Among the handfuls of characters, there are “the twins” Lemon and Tangerine (Brian Tyree Henry and Aaron Taylor-Johnson) who spend an inordinate amount of time arguing about their code names and about Thomas the Train, both conversations of which get tiring very quickly. You also get a schoolgirl-assassin with a huge grudge (Joey King), because of course the only woman who gets any notable screen time in a movie like this is wearing a schoolgirl outfit. And you have two competing powerful elders, The White Death (Michael Shannon with a bizarre Russian accent), and, well, The Elder (Hiroyuki Sanada, who seems like he is in a much better film). All of these folks (and more!) have something to prove, something to steal, or someone to kill.

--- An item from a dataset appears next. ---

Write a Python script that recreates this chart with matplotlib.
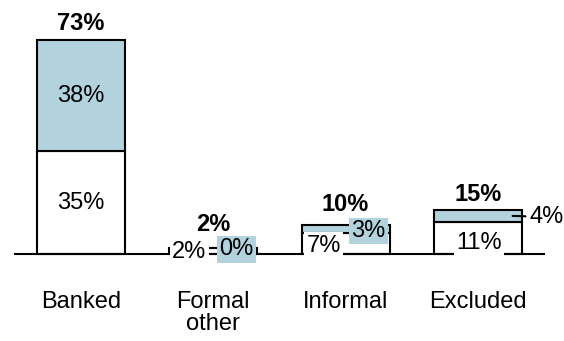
import matplotlib
matplotlib.use("Agg")
import matplotlib.pyplot as plt
import numpy as np

plt.rcParams["font.family"] = ["Liberation Sans", "DejaVu Sans"]

categories = ["Banked", "Formal\nother", "Informal", "Excluded"]
bottom_vals = [35, 2, 7, 11]
top_vals = [38, 0, 3, 4]
totals = [73, 2, 10, 15]

# label nudges in pixels (dx, dy) from the segment centre
BOTTOM_OFFSETS = [(0, 0), (-24, -1), (-22, -2), (1, -5)]
TOP_OFFSETS = [(0, 0), (23, -1), (23, -2), (None, None)]
TOTAL_OFFSETS = [5, 12, 9, 4]

BLUE = "#b2d3de"
FONTSIZE = 17
BAR_WIDTH = 0.665
LW = 1.5

fig = plt.figure(figsize=(5.64, 3.41), dpi=100)
ax = fig.add_axes([0, 0, 1, 1])
px_per_pct = 2.93
px_per_cat = 132.3
ax.set_xlim(-81 / px_per_cat, (564 - 81) / px_per_cat)
ax.set_ylim(-(341 - 254) / px_per_pct, 254 / px_per_pct)
ax.axis("off")

x = np.arange(len(categories))
ax.bar(x, bottom_vals, width=BAR_WIDTH, color="white", edgecolor="black", linewidth=LW, zorder=2)
ax.bar(x, top_vals, width=BAR_WIDTH, bottom=bottom_vals, color=BLUE, edgecolor="black", linewidth=LW, zorder=2)
ax.hlines(0, -0.507, 3.51, color="black", linewidth=LW, zorder=3)

for i in x:
    b, t = bottom_vals[i], top_vals[i]
    dx, dy = BOTTOM_OFFSETS[i]
    ax.annotate(f"{b}%", xy=(i, b / 2), xytext=(dx, dy), textcoords="offset pixels",
                ha="center", va="center", fontsize=FONTSIZE, zorder=4,
                bbox=dict(boxstyle="square,pad=0.1", fc="white", ec="none"))
    dx, dy = TOP_OFFSETS[i]
    if dx is None:
        # outside label with leader line
        ax.annotate(f"{t}%", xy=(i + BAR_WIDTH / 2 - 0.07, b + t / 2), xytext=(17, -1),
                    textcoords="offset pixels", ha="left", va="center", fontsize=FONTSIZE, zorder=4,
                    arrowprops=dict(arrowstyle="-", lw=LW, color="black", shrinkA=1, shrinkB=0))
    else:
        ax.annotate(f"{t}%", xy=(i, b + t / 2), xytext=(dx, dy), textcoords="offset pixels",
                    ha="center", va="center", fontsize=FONTSIZE, zorder=4,
                    bbox=dict(boxstyle="square,pad=0.1", fc=BLUE, ec="none"))
    ax.annotate(f"{totals[i]}%", xy=(i, b + t), xytext=(0, TOTAL_OFFSETS[i]), textcoords="offset pixels",
                ha="center", va="bottom", fontsize=FONTSIZE, fontweight="bold")
    ax.text(i, -37 / px_per_pct, categories[i], ha="center", va="top", fontsize=FONTSIZE,
            linespacing=1.0)

fig.savefig("out.png", dpi=100)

Like many movies these days, Bullet Train is about half an hour too long. It doesn’t help that the high body count seems double of what it actually is because many characters seem to have to die twice. (He’s dead! But wait, not really! Nope! This time for real! Wait, you thought this part was over, but it is not really… let’s do that one more time, this time for real!) Again, if it were more clever than it is, this might be excusable, but instead it ends up dragging the plot out like a video game where characters get additional lives for the sake of keeping the carnage going.

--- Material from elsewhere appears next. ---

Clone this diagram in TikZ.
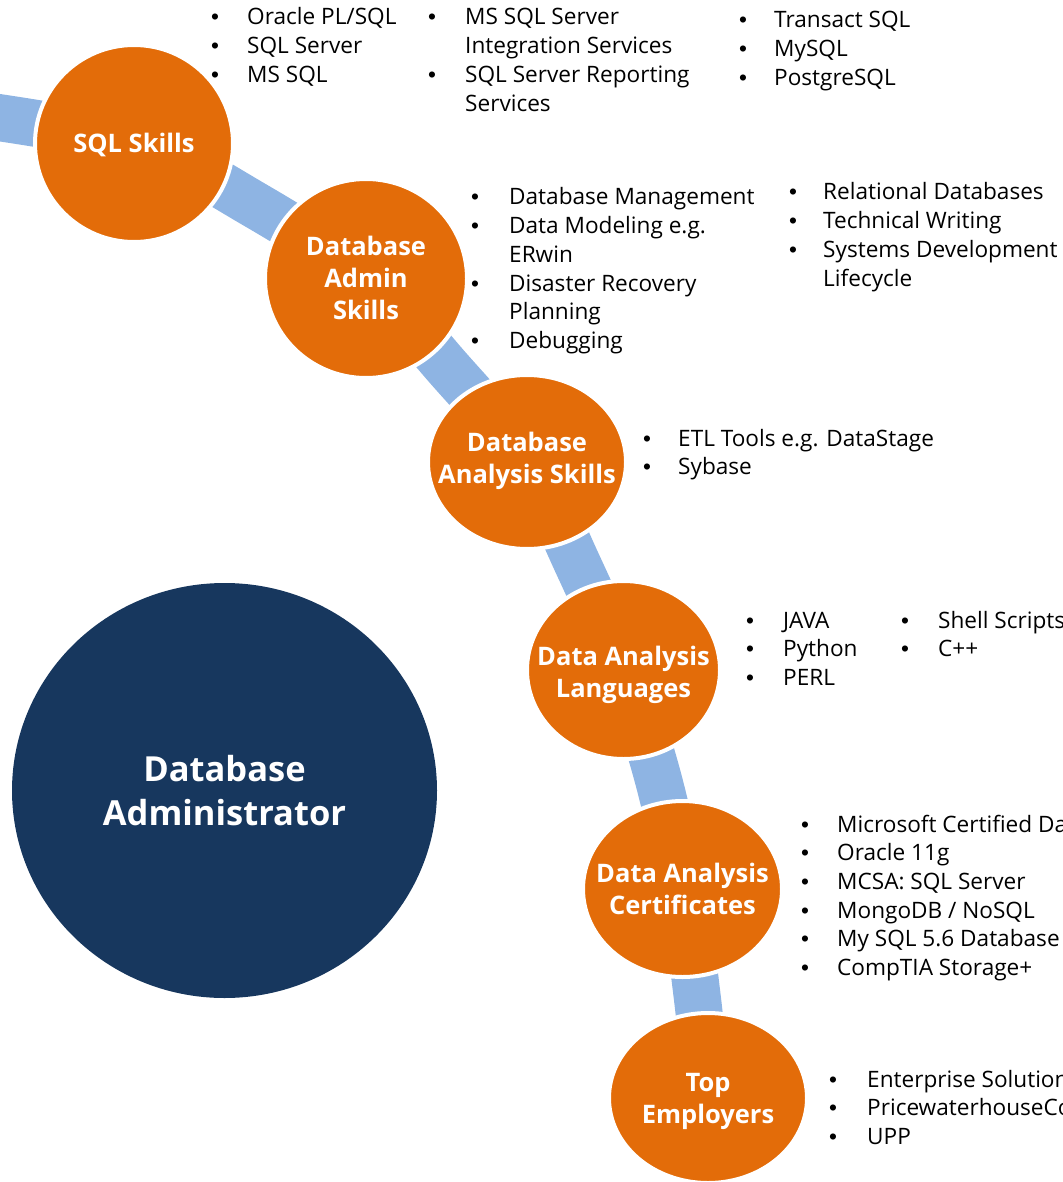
\documentclass[tikz,border=0pt]{standalone}
\usepackage{fontspec}
\setmainfont{Open Sans}
\newfontfamily\bulfont{Liberation Sans}
\usetikzlibrary{shapes.geometric,backgrounds}
\definecolor{orng}{HTML}{E36C09}
\definecolor{bandblue}{HTML}{8EB4E3}
\definecolor{navyblue}{HTML}{17375E}
\newcommand\bu{{\bulfont •}}
\newcommand\bl[2]{\begin{tabular}[t]{@{}p{#1}@{}l@{}}#2\end{tabular}}
\tikzset{
  lst/.style={anchor=base west, inner sep=0pt, text=black,
    font=\fontsize{22.6}{28.7}\selectfont},
  orb/.style={ellipse, fill=orng, draw=white, line width=4pt, inner sep=0pt},
  lbl/.style={inner sep=0pt, text=white, align=center,
    font=\bfseries\fontsize{25.5}{32}\selectfont},
  band/.style={draw=bandblue, line width=47pt},
  bigorb/.style={ellipse, fill=navyblue, inner sep=0pt},
  biglbl/.style={inner sep=0pt, text=white, align=center,
    font=\bfseries\fontsize{34.5}{44}\selectfont}
}
\begin{document}
\begin{tikzpicture}[x=1pt,y=-1pt]
\useasboundingbox (0,0) rectangle (1062,1182);
\clip (0,0) rectangle (1062,1182);

% circles
\node[orb, minimum width=198pt, minimum height=197pt] (sql) at (134,143.5) {};
\node[orb, minimum width=202pt, minimum height=199pt] (adm) at (366,278.5) {};
\node[orb, minimum width=198pt, minimum height=174pt] (ana) at (527,462) {};
\node[orb, minimum width=193pt, minimum height=178pt] (lan) at (623.5,670) {};
\node[orb, minimum width=199pt, minimum height=176pt] (cer) at (682.5,889) {};
\node[orb, minimum width=198pt, minimum height=170pt] (top) at (708,1098) {};
\node[bigorb, minimum width=425pt, minimum height=415pt] (dba) at (224.5,790.5) {};

\node[lbl] (sqlL) at ([yshift=-1pt]sql.center) {SQL Skills};
\node[lbl] (admL) at ([yshift=1pt]adm.center) {Database\\Admin\\Skills};
\node[lbl] (anaL) at ([yshift=1pt]ana.center) {Database\\Analysis Skills};
\node[lbl] (lanL) at ([yshift=-5pt]lan.center) {Data Analysis\\Languages};
\node[lbl] (cerL) at (cer.center) {Data Analysis\\Certificates};
\node[lbl] (topL) at ([yshift=-3pt]top.center) {Top\\Employers};
\node[biglbl] (dbaL) at (dba.center) {Database\\Administrator};

% band
\coordinate (b0) at (-40,112);
\coordinate (m1) at (255,205);
\coordinate (m2) at (448,368);
\coordinate (m3) at (578,565);
\coordinate (m4) at (658,778);
\coordinate (m5) at (697,995);
\begin{scope}[on background layer]
\clip (0,0) rectangle (1062,1182);
\draw[band] plot[smooth, tension=0.55] coordinates {(b0) (sql.center) (m1) (adm.center) (m2) (ana.center) (m3) (lan.center) (m4) (cer.center) (m5) (top.center)};
\end{scope}

% lists
\node[lst] (t1) at (211,25) {\bl{36pt}{\bu & Oracle PL/SQL\\ \bu & SQL Server\\ \bu & MS SQL}};
\node[lst] (t2) at (428,25) {\bl{37pt}{\bu & MS SQL Server\\ & Integration Services\\ \bu & SQL Server Reporting\\ & Services}};
\node[lst] (t3) at (739,28) {\bl{35pt}{\bu & Transact SQL\\ \bu & MySQL\\ \bu & PostgreSQL}};
\node[lst] (a1) at (471,205) {\bl{38pt}{\bu & Database Management\\ \bu & Data Modeling e.g.\\ & ERwin\\ \bu & Disaster Recovery\\ & Planning\\ \bu & Debugging}};
\node[lst] (a2) at (789,200) {\bl{34pt}{\bu & Relational Databases\\ \bu & Technical Writing\\ \bu & Systems Development\\ & Lifecycle}};
\node[lst] (n1) at (643,446) {\bl{35pt}{\bu & ETL Tools e.g. DataStage\\ \bu & Sybase}};
\node[lst] (g1) at (746,628) {\bl{37pt}{\bu & JAVA\\ \bu & Python\\ \bu & PERL}};
\node[lst] (g2) at (901,628) {\bl{37pt}{\bu & Shell Scripts\\ \bu & C++}};
\node[lst] (c1) at (801,832) {\bl{36pt}{\bu & Microsoft Certified Database Administrator\\ \bu & Oracle 11g\\ \bu & MCSA: SQL Server\\ \bu & MongoDB / NoSQL\\ \bu & My SQL 5.6 Database\\ \bu & CompTIA Storage+}};
\node[lst] (e1) at (829,1087) {\bl{38pt}{\bu & Enterprise Solutions\\ \bu & PricewaterhouseCoopers\\ \bu & UPP}};
\end{tikzpicture}
\end{document}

The moments where Bullet Train is truly funny involve the surprise cameos by a couple of well-known actors that don’t appear in the credits. In particular, you’ll recognize a certain passenger who has a short but hilarious interaction with Brad Pitt’s Ladybug. Judging by the delighted guffaws from the audience, this was a tease of what Bullet Train could have been. Instead you get a comic bloodbath that both tries too hard while not trying hard enough.